CD Kritik Progressive Newsletter Nr.23 (12/1998)

Ivory Tower - Ivory Tower
(58:40, Limb Music, 1998)

Dass der Progressive Metal Bereich schon seit Monaten boomt, dürfte auch den Lesern dieses Fanzines nicht entgangen sein, denn die Marktüberflutung nimmt langsam immer erschreckendere Ausmaße an. Manch einer wird sich denken, "um Himmels Willen schon wieder so eine unsägliche Schredderkappelle", aber der Markt scheint wohl immer noch nicht ausgereizt, denn irgend jemand muss ja schließlich diese CDs noch kaufen. Und ehrlich muss ich auch eingestehen, dass es in diesem Genre trotzdem immer noch hervorragende (wenn auch in letzter Zeit immer seltener) Scheiben gibt. Ivory Tower machen es einem nicht leicht, und sie sollen jetzt nicht grundlos abgekanzelt werden, denn die eingängigen Hooklines stimmen, der progressive Härtegrad mit schneidenden Gitarrenriffs und griffigen Keyboardakkorden erreicht ansprechendes Niveau. Ruhige Passagen werden passend eingestreut und der Schmetterfaktor des Gesangs krallt sich unwiderstehlich in die Gehörgänge.
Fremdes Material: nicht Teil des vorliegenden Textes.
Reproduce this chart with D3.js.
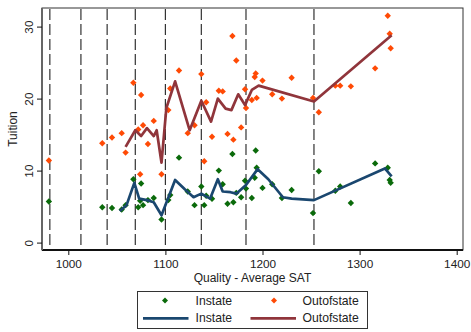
<!DOCTYPE html>
<html>
<head>
<meta charset="utf-8">
<script src="https://cdn.jsdelivr.net/npm/d3@7"></script>
<style>
  html, body { margin: 0; padding: 0; background: #fff; }
  svg { display: block; font-family: "Liberation Sans", Arial, sans-serif; }
</style>
</head>
<body>
<svg id="chart" width="471" height="332"></svg>
<script>
// Average SAT of each school and its tuition (thousands)
const sat = [980,1035,1045,1055,1059,1067,1075,1072,1077,1074,1082,1088,1096,1103,1105,1114,
  1123,1130,1137,1140,1142,1148,1155,1159,1164,1169,1170,1173,1178,1182,1183,1189,1192,1193,
  1194,1200,1210,1220,1230,1252,1258,1275,1280,1291,1316,1329,1331,1332];
const instate = [5.7,4.9,4.8,4.6,5.2,8.8,8.2,4.9,5.2,5.8,5.9,6.2,3.2,5.9,6.6,11.8,
  7.1,5.2,7.8,5.2,6.5,6.1,10.0,8.1,5.4,12.3,5.6,6.9,6.3,8.6,7.5,6.2,9.0,12.8,
  10.4,7.6,8.1,6.2,7.3,4.1,9.9,7.2,7.8,5.5,11.0,10.4,8.7,8.3];
const outofstate = [11.4,13.8,14.6,15.2,12.5,22.2,20.5,15.7,16.3,9.5,13.7,16.9,9.5,18.4,21.4,23.9,
  15.2,16.3,23.4,11.3,19.5,14.7,21.1,21.0,15.1,28.7,14.3,25.3,16.0,21.3,18.7,19.8,23.0,23.5,
  20.1,22.5,20.6,20.0,22.9,20.1,18.1,21.8,21.8,21.7,24.2,31.5,29.0,27.0];

// Smoothed tuition curves
const instateFitSat = [1053,1060,1068,1073,1081,1088,1096,1110,1120,1129,1137,1146,1154,1159,
  1167,1173,1183,1195,1206,1221,1230,1253,1326,1333];
const instateFit = [4.4,5.2,8.3,6.1,5.9,5.6,3.8,8.7,7.4,6.3,6.8,6.1,8.8,7.1,
  7.0,6.8,8.0,10.2,8.8,6.3,6.1,5.9,10.3,9.2];
const outFitSat = [1059,1069,1075,1081,1088,1091,1096,1101,1110,1125,1137,1147,1154,1162,
  1168,1175,1182,1189,1196,1253,1333];
const outFit = [13.3,15.6,14.8,15.9,14.8,15.6,11.1,18.7,22.4,15.6,19.7,16.8,20.0,18.6,
  18.4,20.6,19.1,21.2,21.8,19.6,28.8];

// SAT group cut points
const cutpoints = [981,1013,1040,1069,1100,1137,1183,1253];

const xTicks = [1000,1100,1200,1300,1400];
const yTicks = [0,10,20,30];
const seriesNames = ["Instate","Outofstate"];

const colors = { inDot: "#0a6a0a", outDot: "#ff4a05", inLine: "#1a476f", outLine: "#90353b" };
const FONT = "Liberation Sans, Arial, sans-serif";

const svg = d3.select("#chart");
const box = { left: 42, top: 8, right: 463, bottom: 250 };

const x = d3.scaleLinear().domain([1000, 1400]).range([68.3, 456.7]);
const y = d3.scaleLinear().domain([0, 30]).range([242.6, 26.6]);

// plot region outline
svg.append("rect")
  .attr("x", box.left).attr("y", box.top)
  .attr("width", box.right - box.left).attr("height", box.bottom - box.top)
  .attr("fill", "#fff").attr("stroke", "#333").attr("stroke-width", 1);

// dashed cut lines
svg.append("g").selectAll("line").data(cutpoints).join("line")
  .attr("x1", d => x(d)).attr("x2", d => x(d))
  .attr("y1", box.top + 1).attr("y2", box.bottom)
  .attr("stroke", "#333").attr("stroke-width", 1.2)
  .attr("stroke-dasharray", "11,4");

// axes
const xAxis = svg.append("g").attr("transform", `translate(0,${box.bottom})`)
  .call(d3.axisBottom(x).tickValues(xTicks).tickSize(5).tickPadding(5).tickFormat(d3.format("d")));
xAxis.select(".domain").attr("d", `M${box.left},0H${box.right}`).attr("stroke", "#111").attr("stroke-width", 2);
xAxis.selectAll(".tick line").attr("stroke", "#111");
xAxis.selectAll(".tick text").attr("font-size", 11.8).attr("fill", "#222").attr("font-family", FONT);

const yAxis = svg.append("g").attr("transform", `translate(${box.left},0)`)
  .call(d3.axisLeft(y).tickValues(yTicks).tickSize(5).tickPadding(0).tickFormat(d3.format("d")));
yAxis.select(".domain").attr("d", `M0,${box.top}V${box.bottom}`).attr("stroke", "#666").attr("stroke-width", 2);
yAxis.selectAll(".tick line").attr("stroke", "#111");
yAxis.selectAll(".tick text")
  .attr("font-size", 11.8).attr("fill", "#222").attr("font-family", FONT)
  .attr("x", null).attr("dy", null)
  .attr("text-anchor", "middle")
  .attr("transform", "translate(-8.8,0) rotate(-90)");

// axis titles
svg.append("text").attr("x", (box.left + box.right) / 2).attr("y", 281.5)
  .attr("text-anchor", "middle").attr("font-size", 12).attr("fill", "#222")
  .text("Quality - Average SAT");
svg.append("text").attr("transform", `translate(16.5,${(box.top + box.bottom) / 2}) rotate(-90)`)
  .attr("text-anchor", "middle").attr("font-size", 12).attr("fill", "#222")
  .text("Tuition");

const diamond = r => `M0,${-r}L${r},0L0,${r}L${-r},0Z`;

// scatter points
const pts = svg.append("g");
pts.selectAll(".in").data(sat.map((s, i) => [s, instate[i]])).join("path")
  .attr("d", diamond(3.2)).attr("fill", colors.inDot)
  .attr("transform", d => `translate(${x(d[0])},${y(d[1])})`);
pts.selectAll(".out").data(sat.map((s, i) => [s, outofstate[i]])).join("path")
  .attr("d", diamond(3.2)).attr("fill", colors.outDot)
  .attr("transform", d => `translate(${x(d[0])},${y(d[1])})`);

// smoothed lines
const line = d3.line().x(d => x(d[0])).y(d => y(d[1]));
svg.append("path").datum(instateFitSat.map((s, i) => [s, instateFit[i]]))
  .attr("d", line).attr("fill", "none").attr("stroke", colors.inLine)
  .attr("stroke-width", 2.7).attr("stroke-linejoin", "round");
svg.append("path").datum(outFitSat.map((s, i) => [s, outFit[i]]))
  .attr("d", line).attr("fill", "none").attr("stroke", colors.outLine)
  .attr("stroke-width", 2.7).attr("stroke-linejoin", "round");

// legend
const lg = svg.append("g");
lg.append("rect").attr("x", 137.5).attr("y", 291.5).attr("width", 230).attr("height", 37)
  .attr("fill", "#fff").attr("stroke", "#333").attr("stroke-width", 1);
lg.append("path").attr("d", diamond(3)).attr("fill", colors.inDot).attr("transform", "translate(165,300.5)");
lg.append("path").attr("d", diamond(3)).attr("fill", colors.outDot).attr("transform", "translate(274,300.5)");
lg.append("line").attr("x1", 143).attr("x2", 188.5).attr("y1", 318.3).attr("y2", 318.3)
  .attr("stroke", colors.inLine).attr("stroke-width", 2.7);
lg.append("line").attr("x1", 250.5).attr("x2", 296).attr("y1", 318.3).attr("y2", 318.3)
  .attr("stroke", colors.outLine).attr("stroke-width", 2.7);
const lt = [[195.5, 304.5, seriesNames[0]], [302.5, 304.5, seriesNames[1]],
            [195.5, 322, seriesNames[0]], [302.5, 322, seriesNames[1]]];
lg.selectAll("text").data(lt).join("text")
  .attr("x", d => d[0]).attr("y", d => d[1]).attr("font-size", 12.2).attr("fill", "#222")
  .text(d => d[2]);
</script>
</body>
</html>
Das fantasymäßige Artwork von Rainer Kalwitz verleiht dem Album auch den optisch passenden Anstrich. Aber dennoch: vielleicht sind Ivory Tower das falsche Opfer, doch irgendwie kann ich mir nicht helfen, alles klingt irgendwie nach tausendmal gehört und trotz zwingender Ideen ist der Verschleiß- und Gewöhnungsfaktor gerade in dieser Musiksparte einfach zu groß. Da passt es gut ins Bild, dass die Verhackstückung des sagenhaften John Miles Klassikers "Music", dem Stück mehr geschadet, denn genutzt hat. Wer auf Power Prog Metal steht, bekommt sicherlich ein tolles Album um die Ohren gehauen, doch fragt man sich langsam nicht zu Unrecht, wie lange dieser Stil noch weiter ausgetreten werden soll. Bands und Zuhörern macht man auf Dauer so sicherlich keinen Gefallen.